Normal distributions in the wild
Normal distributions, or bell curves, appear often in data analysis. Here is a particularly cute one:
Bell curves are commonly seen because they describe many real-world patterns, from student exam scores to how the public feels about a government policy.
But the smooth bell curves that appear in textbooks are a different breed to the bell curves that emerge in the wild. Human Computer Interaction researcher Alan Dix explains this with an an example about human height. In real life, certain events, like a rare genetic condition that causes gigantism, can be “a single, overwhelming value” that skews the shape of the distribution.
We end up with something that looks more like this:
Putting on my field researcher’s hat and virtual binoculars 🕵, I “found” just such a less clean-ly shaped bell curve. It’s the distribution of price per square foot of a private property as published by Singapore The Straits Times published a few years ago. The small bumps on the right and left show how there are some uncommonly cheap and uncommonly expensive price per square feet offerings.

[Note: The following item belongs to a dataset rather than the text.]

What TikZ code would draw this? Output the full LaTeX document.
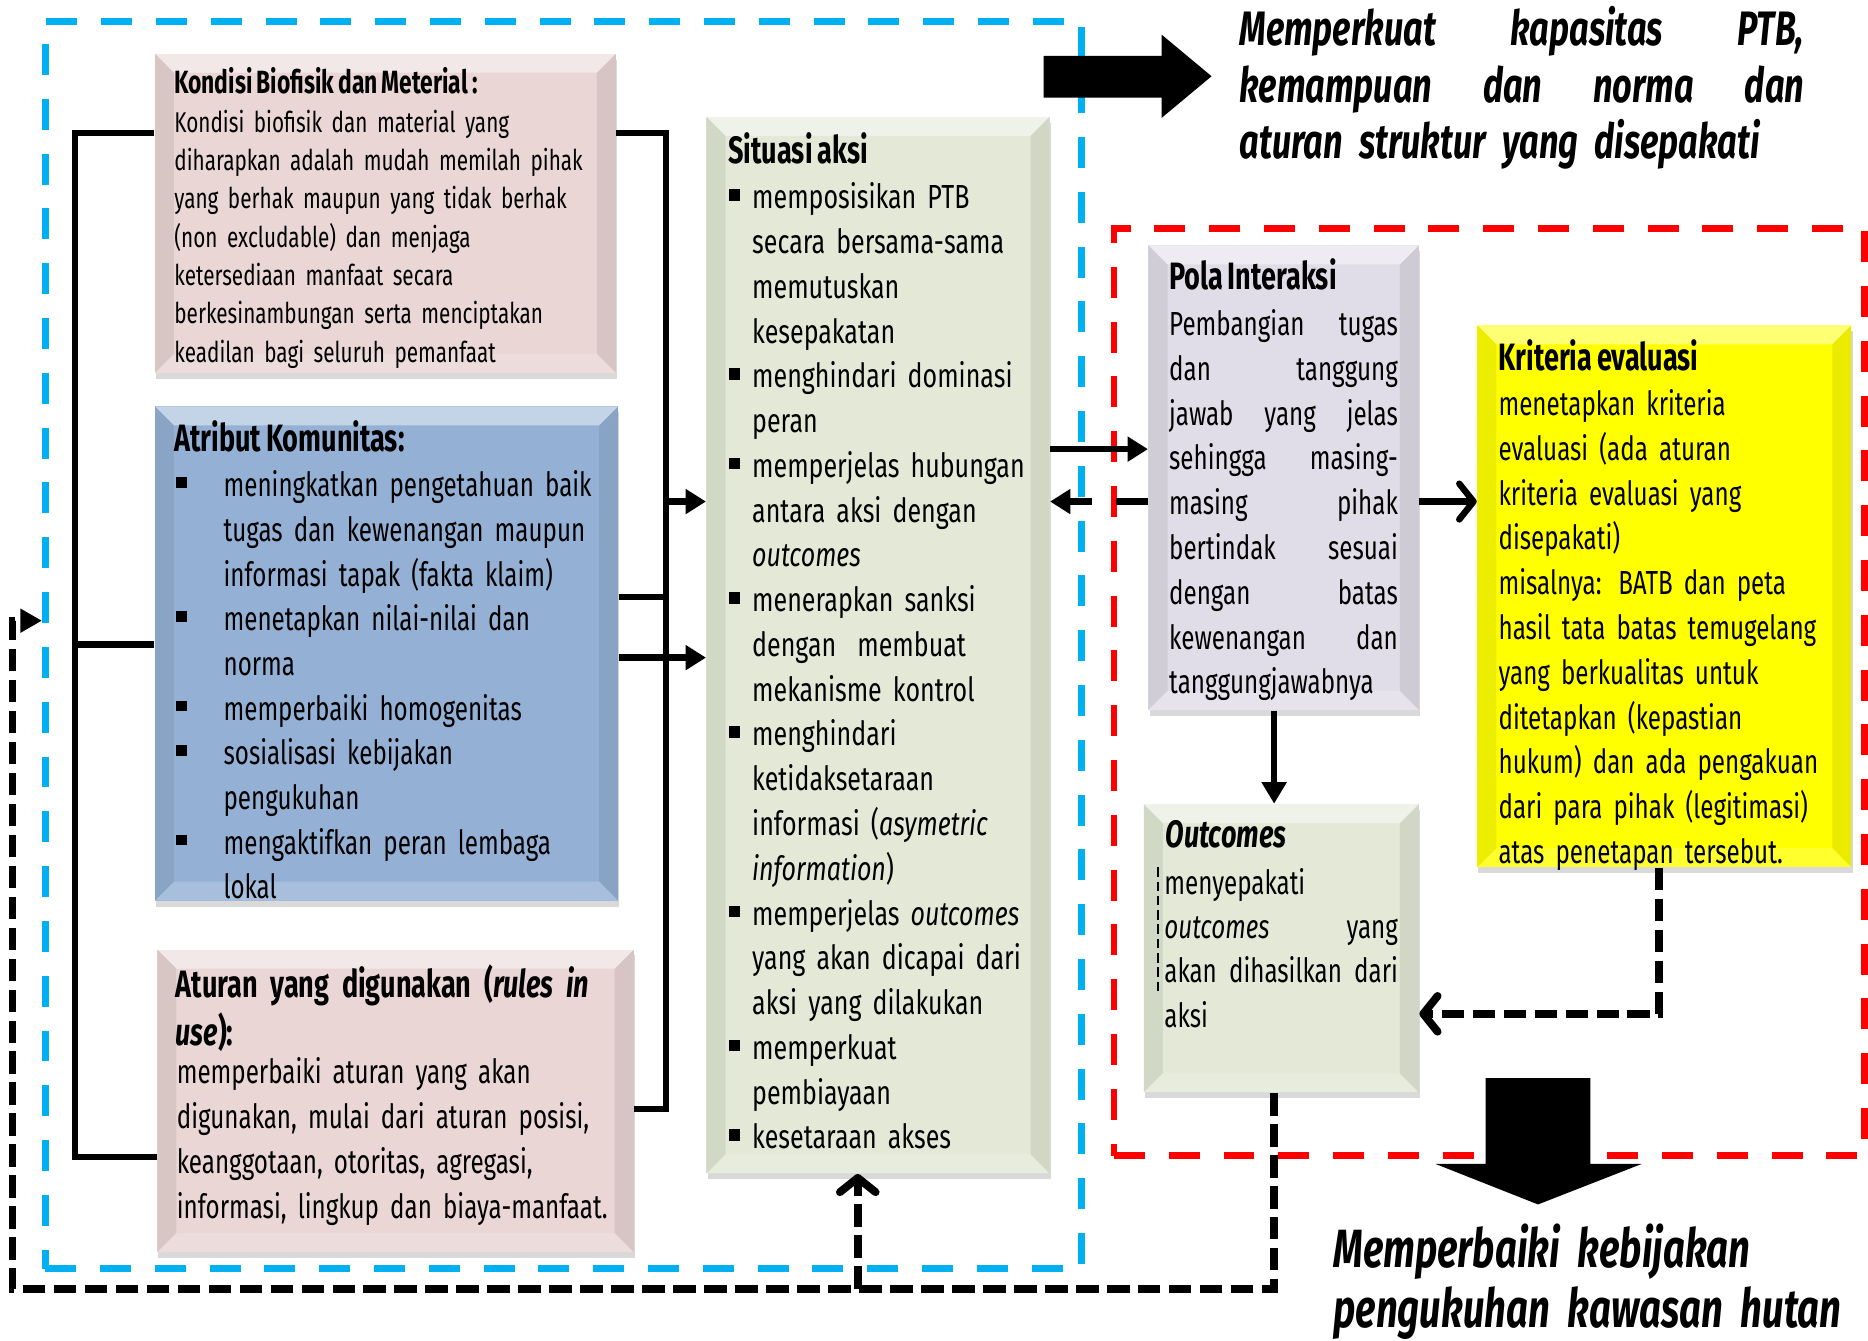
\documentclass[tikz,border=0pt]{standalone}
\usepackage{fontspec}
\setmainfont{Fira Sans}[
  WordSpace=0.75,
  UprightFeatures={FakeStretch=0.725},
  ItalicFeatures={FakeStretch=0.725},
  BoldFeatures={FakeStretch=0.71},
  BoldItalicFeatures={FakeStretch=0.71}]
\newfontfamily\situasifont{Fira Sans}[
  WordSpace=0.75,
  UprightFeatures={FakeStretch=0.75},
  ItalicFeatures={FakeStretch=0.75},
  BoldFeatures={FakeStretch=0.71},
  BoldItalicFeatures={FakeStretch=0.71}]
\usetikzlibrary{arrows.meta,shadows,fit}

\definecolor{pinkbox}{HTML}{E9D6D5}
\definecolor{bluebox}{HTML}{94B1D5}
\definecolor{greenbox}{HTML}{E3E9D6}
\definecolor{lilacbox}{HTML}{E1DDE8}
\definecolor{yellowbox}{HTML}{FFFF00}
\definecolor{frameblue}{HTML}{00B0F0}
\definecolor{framered}{HTML}{FF0000}

% square list bullets hanging to the left of the text
\newcommand\sqbullet[3]{\leavevmode\llap{\raisebox{#2}{\rule{#3}{#3}}\hspace{#1}}}
\newcommand\itemA{\sqbullet{15.3pt}{3.7pt}{4.5pt}}
\newcommand\itemB{\sqbullet{5pt}{3.4pt}{4.8pt}}
% a justified line of a given width (words separated by \hfill)
\newcommand\jline[2]{\leavevmode\hbox to #1{#2}}

\tikzset{
  headA/.tip={Triangle[length=8.5pt,width=10pt]},
  barbA/.tip={Straight Barb[length=6pt,width=15pt,round]},
  bevel/.style={path picture={
    \coordinate (bnw) at (path picture bounding box.north west);
    \coordinate (bne) at (path picture bounding box.north east);
    \coordinate (bsw) at (path picture bounding box.south west);
    \coordinate (bse) at (path picture bounding box.south east);
    \fill[white,opacity=0.45] (bnw) -- (bne) -- ([shift={(-8pt,-8pt)}]bne) -- ([shift={(8pt,-8pt)}]bnw) -- cycle;
    \fill[black,opacity=0.07] (bnw) -- ([shift={(8pt,-8pt)}]bnw) -- ([shift={(8pt,8pt)}]bsw) -- (bsw) -- cycle;
    \fill[black,opacity=0.08] (bne) -- ([shift={(-8pt,-8pt)}]bne) -- ([shift={(-8pt,8pt)}]bse) -- (bse) -- cycle;
    \fill[white,opacity=0.18] (bsw) -- ([shift={(8pt,8pt)}]bsw) -- ([shift={(-8pt,8pt)}]bse) -- (bse) -- cycle;
  }},
  box/.style={inner sep=0pt, bevel,
    drop shadow={shadow xshift=0.5pt, shadow yshift=-2.5pt, opacity=0.3}},
  frame/.style={line width=2.8pt, dash pattern=on 13pt off 10pt, inner sep=0pt},
  conn/.style={line width=2.7pt, black},
  dashblack/.style={line width=3.3pt, black, dash pattern=on 9.5pt off 3.5pt},
  para/.style={anchor=north west, inner sep=0pt, align=left,
    execute at begin node={\parindent=0pt}},
  head/.style={anchor=base west, inner sep=0pt, font=\bfseries\fontsize{16}{19}\selectfont},
  body/.style={para, font=\fontsize{14}{18.8}\selectfont},
}

\begin{document}
\begin{tikzpicture}[x=0.5pt,y=-0.5pt]
\useasboundingbox (0,0) rectangle (1568,1125);

% dashed frames
\node[frame, draw=frameblue, fit={(38,18) (908,1065)}] (arena) {};
\node[frame, draw=framered, fit={(935,192) (1565,970)}] (evalzone) {};

% boxes
\node[box, fill=pinkbox,  fit={(130,45) (517,313)}]   (kondisi) {};
\node[box, fill=bluebox,  fit={(130,341) (519,756)}]  (atribut) {};
\node[box, fill=pinkbox,  fit={(132,797) (532,1051)}] (aturan) {};
\node[box, fill=greenbox, fit={(593,98) (881,985)}]   (situasi) {};
\node[box, fill=lilacbox, fit={(964,206) (1191,596)}] (pola) {};
\node[box, fill=yellowbox,fit={(1240,273) (1554,728)}] (kriteria) {};
\node[box, fill=greenbox, fit={(960,675) (1191,917)}] (outcomes) {};

% bracket on the left of the three attribute boxes
\coordinate (lbtop) at (63,111.5);
\coordinate (lbmid) at (63,541);
\coordinate (lbbot) at (63,971);
\draw[conn] (kondisi.west |- lbtop) -- (lbtop) -- (lbbot) -- (aturan.west |- lbbot);
\draw[conn] (atribut.west |- lbmid) -- (lbmid);

% bracket on the right, feeding the action situation
\coordinate (rbtop) at (559,111.5);
\coordinate (rbmid) at (559,501);
\coordinate (rbarr) at (559,421);
\coordinate (rbbot) at (559,931);
\coordinate (atarr) at (540,552);
\draw[conn] (kondisi.east |- rbtop) -- (rbtop) -- (rbbot) -- (aturan.east |- rbbot);
\draw[conn] (atribut.east |- rbmid) -- (rbmid);
\draw[conn,-{headA}] (rbarr) -- (situasi.west |- rbarr);
\draw[conn,-{headA}] (atribut.east |- atarr) -- (situasi.west |- atarr);

% action situation <-> patterns of interaction
\coordinate (sp1) at (920,377);
\coordinate (sp2) at (920,421);
\draw[conn,-{headA}] (situasi.east |- sp1) -- (pola.west |- sp1);
\draw[conn,dash pattern=on 13.5pt off 10pt,-{headA}] (pola.west |- sp2) -- (situasi.east |- sp2);

% patterns -> criteria, patterns -> outcomes
\coordinate (pk) at (1215,421);
\coordinate (po) at (1069.5,640);
\draw[conn,-{barbA}] (pola.east |- pk) -- (kriteria.west |- pk);
\draw[conn,-{Triangle[length=9pt,width=10pt]}] (pola.south -| po) -- (outcomes.north -| po);

% criteria -> outcomes (dashed)
\coordinate (ko) at (1392.5,851);
\draw[dashblack,-{barbA}] (kriteria.south -| ko) -- (ko) -- (outcomes.east |- ko);

% feedback loop from the outcomes
\coordinate (fb1) at (1069.5,1082);
\coordinate (fb2) at (10.5,1082);
\coordinate (fb3) at (10.5,521);
\coordinate (fb5) at (720,1082);
\draw[dashblack,-{Triangle[length=9pt,width=9.5pt]}] (outcomes.south -| fb1) -- (fb1) -- (fb2) -- (fb3) -- (arena.west |- fb3);
\draw[dashblack,-{barbA}] (fb5) -- (situasi.south -| fb5);

% small dashed marker in the outcomes box
\draw[line width=0.6pt, dash pattern=on 4pt off 2pt] (972,728) -- (972,834);

% block arrows
\fill (876,47) -- (975,47) -- (975,29) -- (1017,64) -- (975,99) -- (975,82) -- (876,82) -- cycle;
\fill (1247,905) -- (1335,905) -- (1335,977) -- (1378,977) -- (1291,1011) -- (1205,977) -- (1247,977) -- cycle;

% box texts
\node[head, font=\bfseries\fontsize{13.5}{16}\selectfont] (kondisiHead) at (146,78.3) {Kondisi Biofisik dan Meterial :};
\node[para, font=\fontsize{12}{16.1}\selectfont, text width=186pt] (kondisiText) at (146,88) {\strut Kondisi biofisik dan material yang\\
diharapkan adalah mudah memilah pihak\\
yang berhak maupun yang tidak berhak\\
(non excludable) dan menjaga\\
ketersediaan manfaat secara\\
berkesinambungan serta menciptakan\\
keadilan bagi seluruh pemanfaat};

\node[head] (atributHead) at (146,379) {Atribut Komunitas:};
\node[body, font=\fontsize{14}{18.75}\selectfont, text width=165pt] (atributText) at (187.3,390.3) {\strut\itemA meningkatkan pengetahuan baik\\
tugas dan kewenangan maupun\\
informasi tapak (fakta klaim)\\
\itemA menetapkan nilai-nilai dan\\
norma\\
\itemA memperbaiki homogenitas\\
\itemA sosialisasi kebijakan\\
pengukuhan\\
\itemA mengaktifkan peran lembaga\\
lokal};

\node[para, font=\bfseries\fontsize{16}{18.25}\selectfont, text width=190pt] (aturanHead) at (147,809.5) {\strut Aturan yang digunakan (\textit{rules in}\\
\textit{use}):};
\node[body, font=\fontsize{14}{18.95}\selectfont, text width=190pt] (aturanText) at (148,882.5) {\strut memperbaiki aturan yang akan\\
digunakan, mulai dari aturan posisi,\\
keanggotaan, otoritas, agregasi,\\
informasi, lingkup dan biaya-manfaat.};

\node[head] (situasiHead) at (611,137) {Situasi aksi};
\node[body, font=\situasifont\fontsize{14}{18.79}\selectfont, text width=124pt] (situasiText) at (631,148.5) {\strut\itemB memposisikan PTB\\
secara bersama-sama\\
memutuskan\\
kesepakatan\\
\itemB menghindari dominasi\\
peran\\
\itemB memperjelas hubungan\\
antara aksi dengan\\
\textit{outcomes}\\
\itemB menerapkan sanksi\\
dengan\hspace{0.3em} membuat\\
mekanisme kontrol\\
\itemB menghindari\\
ketidaksetaraan\\
informasi (\textit{asymetric}\\
\textit{information})\\
\itemB memperjelas \textit{outcomes}\\
yang akan dicapai dari\\
aksi yang dilakukan\\
\itemB memperkuat\\
pembiayaan\\
\itemB kesetaraan akses};

\node[head] (polaHead) at (981,243.4) {Pola Interaksi};
\node[body, text width=96pt] (polaText) at (981,254.9) {\strut\jline{96pt}{Pembangian\hfill tugas}\\
\jline{96pt}{dan\hfill tanggung}\\
\jline{96pt}{jawab\hfill yang\hfill jelas}\\
\jline{96pt}{sehingga\hfill masing-}\\
\jline{96pt}{masing\hfill pihak}\\
\jline{96pt}{bertindak\hfill sesuai}\\
\jline{96pt}{dengan\hfill batas}\\
\jline{96pt}{kewenangan\hfill dan}\\
tanggungjawabnya};

\node[head] (kriteriaHead) at (1257.5,310.6) {Kriteria evaluasi};
\node[body, text width=146pt] (kriteriaText) at (1257.5,322.1) {\strut menetapkan kriteria\\
evaluasi (ada aturan\\
kriteria evaluasi yang\\
disepakati)\\
misalnya: BATB dan peta\\
hasil tata batas temugelang\\
yang berkualitas untuk\\
ditetapkan (kepastian\\
hukum) dan ada pengakuan\\
dari para pihak (legitimasi)\\
atas penetapan tersebut.};

\node[head, font=\bfseries\itshape\fontsize{16}{19}\selectfont] (outcomesHead) at (978,711.6) {Outcomes};
\node[body, font=\fontsize{14}{18.55}\selectfont, text width=98pt] (outcomesText) at (977,724.4) {\strut menyepakati\\
\jline{98pt}{\textit{outcomes}\hfill yang}\\
\jline{98pt}{akan\hfill dihasilkan\hfill dari}\\
aksi};

% results
\node[para, font=\bfseries\itshape\fontsize{20.3}{23.8}\selectfont, text width=237pt] (hasilA) at (1040,4.5) {\strut\jline{237pt}{Memperkuat\hfill kapasitas\hfill PTB,}\\
\jline{237pt}{kemampuan\hfill dan\hfill norma\hfill dan}\\
aturan struktur yang disepakati};
\node[para, font=\bfseries\itshape\fontsize{22.6}{25}\selectfont, text width=230pt] (hasilB) at (1119,1027) {\strut Memperbaiki kebijakan\\
pengukuhan kawasan hutan};
\end{tikzpicture}
\end{document}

Normal distribution with emphasis on more extreme values
There are other properties that seem to fall into the same normal-ish pattern:
Sometimes though, there are distributions that don’t look quite “normal-ly” no matter how you turn you head and squint. Sometimes, I wonder whether what I’m seeing is a boa constrictor that swallowed an elephant rather than a distribution:
Boa constrictor distribution?
Other times, the distributions are clearly not normal at all. They would be better described as bimodal or multimodal. In other words, having two peaks or multiple peaks.
Bimodal distribution
Multimodal distribution
Distributions in the real world are influenced by the arbritrariness we experience everyday. Perhaps there was a season when property sellers had an upper hand; perhaps there was a favourable time in the market when units where cheaper. This randomness means that the assumptions behind the Central Limit Theorem, or the mathematical theory behind the normal distribution, may not be met (again, Alan Dix covers these assumptions well). For starters, some assumptions, like thinking that each unit measured is independent from all other units, may not be hold true.
Handling these breeds of distributions is what makes applied data analysis interesting, challenging, and more often than not, an exercise in persuasion rather than a presentation of hard facts. There is a subjectivity that needs to be made clear when we discuss an analysis (a theme that will definitely come up again).